Con Gabriella, garofano e cannella, del 1958, fu proprio quell´elemento vitale a prendere il sopravvento e a diventare sempre più intenso in Dona Flor e i suoi due mariti, Tieta d´Agreste o Teresa Batista stanca di guerra. «Jorge Amado aveva cominciato a scrivere da adolescente come uno scrittore maturo, quasi un vecchio», scrive ancora Vargas Llosa, «e poi, da vecchio, con quelle storie deliziose, aveva cominciato a ringiovanire come una specie di Dorian Gray». Pochi anni dopo l´uscita dal partito comunista, senza rinunciare all´impegno, Amado aveva infatti cominciato a utilizzare lo humour e il sorriso per denunciare povertà e ingiustizie, per restituire al mondo il succo della sua Bahía meticcia e mistica, fatta di méscola di razze, di balli sensuali e di intensi riti religiosi, per creare una galleria di indimenticabili eroine che sfoggiavano coraggio, vitalità e saggezza. Donna Flor è una di loro, forse la più riuscita, stretta fra la fedeltà al secondo marito e il ricordo del primo, Vadinho, giocatore e bon vivant, morto poco dopo il matrimonio. Vadinho, però, è un morto strano, un morto che ritorna tra i vivi, che la visita, la corteggia, le elargisce consigli, la insegue con la forza del proprio desiderio, al quale, alla fine, Dona Flor cederà, perché «se un marito è buono, due è meglio», perché l´amore supera la morte. Quasi perfetto da un punto di vista architettonico, scandito con ritmo incalzante, intessuto di una sapiente ricchezza verbale e di uno humour travolgente, Dona Flor e i suoi due mariti, portato poi sugli schermi cinematografici con Sonia Braga come protagonista, è un romanzo pieno di sofferenze, inganni, menzogne, che tuttavia non riescono a sconfiggere il desiderio e l´allegria di vivere.

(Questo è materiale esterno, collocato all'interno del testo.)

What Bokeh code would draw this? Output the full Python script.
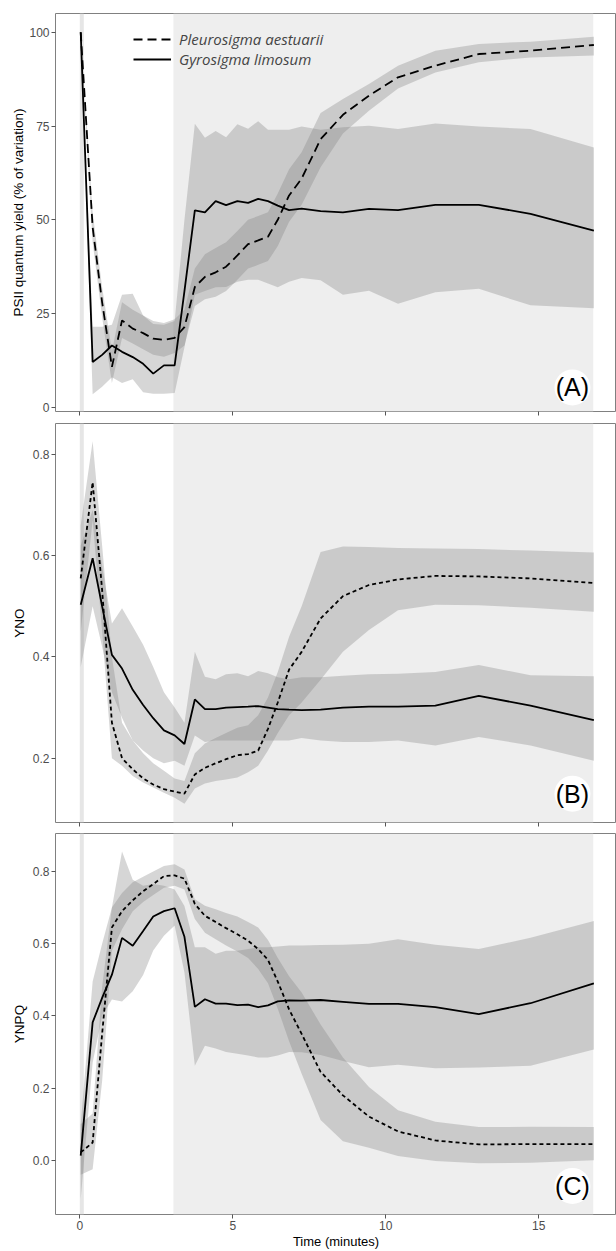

Negli anni successivi a Dona Flor, qualche critico accusò lo scrittore di essere caduto in un localismo troppo folcloristico, in un realismo populista troppo vicino al feuilleton e alla telenovela. Forse fu per questo che Amado non vinse mai il Nobel. Ma lui non se ne ebbe mai a male, sentendosi, anzi, orgoglioso di aver restituito sulla pagina l´epica popolare e popolaresca della sua Bahía, di avere in fondo seguito i consigli di Tolstoj a un giovane scrittore: «Racconta il tuo villaggio e sarai universale». Bahía fu il suo grande villaggio, lirico e prepotente, sofferente e gioioso. Merito di Amado se è diventato, in fondo, anche il nostro.